PART 4: Eval Suite (~1 min)
Scene 9 — Run Evals (3:05)
- Switch to terminal.
- Say: "The eval suite has 58 test cases across four categories: happy path, edge cases, adversarial inputs, and multi-step reasoning."
- Run:
cd ~/Projects/Gauntlet/ghostfolio SKIP_JUDGE=1 AUTH_TOKEN="<token>" npx tsx apps/api/src/app/endpoints/ai/eval/eval.ts - Wait for results. Should show ~55/58 passing (94.8%).
- Say: "55 out of 58 tests passing — 94.8% pass rate, above the 80% target. The suite tests tool selection, response coherence, safety refusals, hallucination detection, and multi-step reasoning."
PART 5: Wrap-Up (4:00)
Say: "To summarize what's been added since MVP: Langfuse observability with full request tracing and cost tracking. Three domain-specific verification checks — financial disclaimers, data-backed claim verification, and portfolio scope validation. And the eval suite expanded from 10 to 58 test cases across all required categories. The agent has 9 tools wrapping real Ghostfolio services, maintains conversation history, handles errors gracefully, and is deployed publicly. Thanks for watching."

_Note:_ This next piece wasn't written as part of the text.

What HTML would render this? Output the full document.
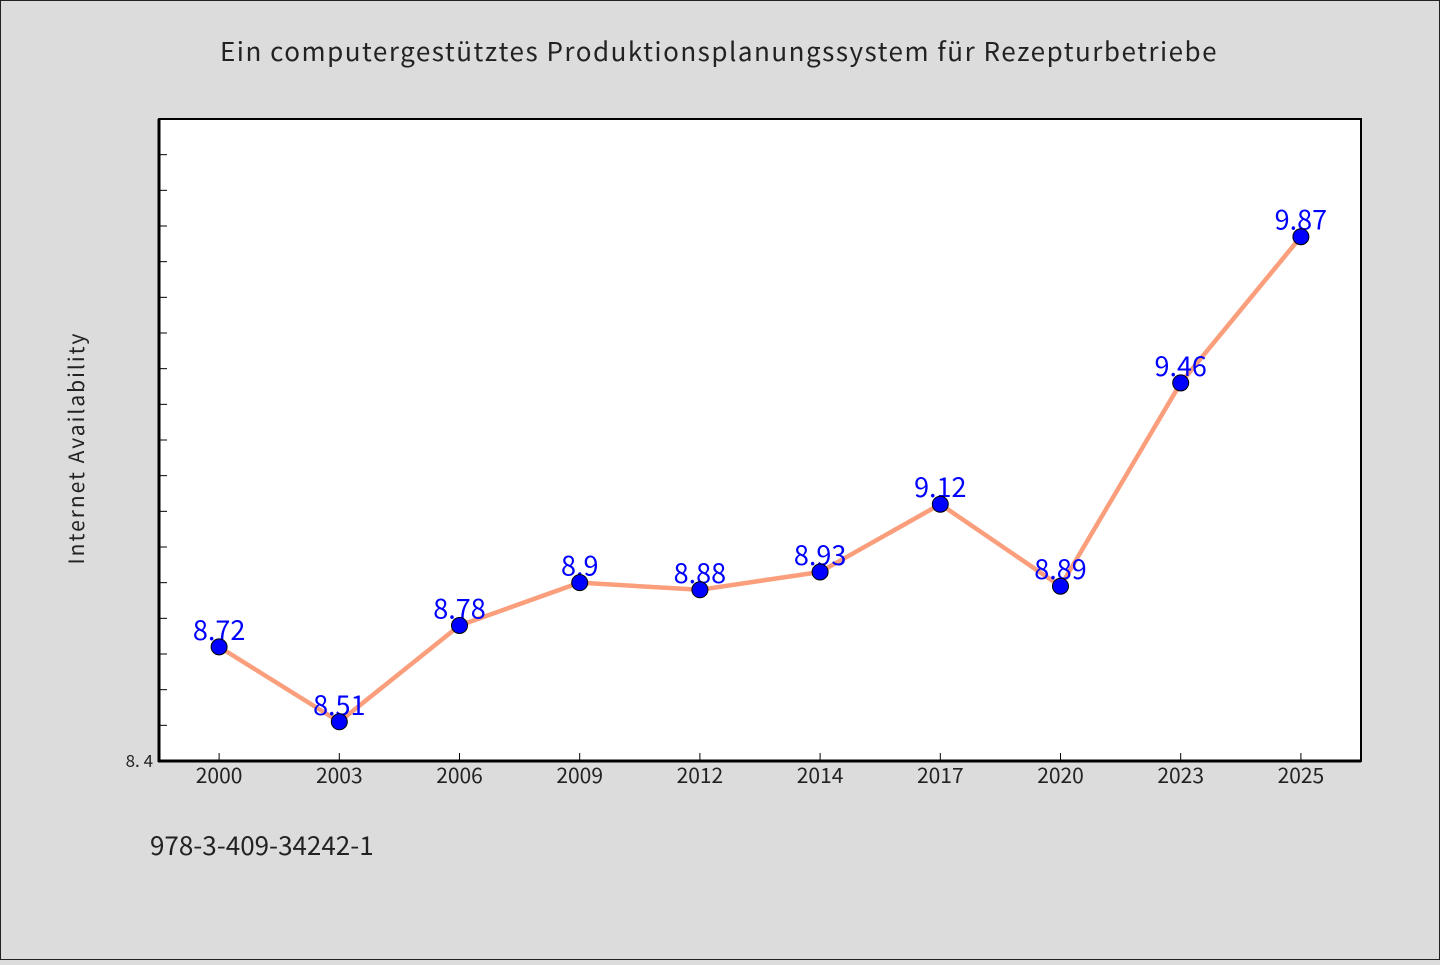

Before Recording Checklist
- Railway deployment is up (visit URL to confirm)
- Langfuse dashboard has recent traces (run a query first to generate one)
- Browser open with no other tabs visible
- Terminal ready with eval command and AUTH_TOKEN set
- QuickTime set to record full screen
- You've done one silent dry run through the whole script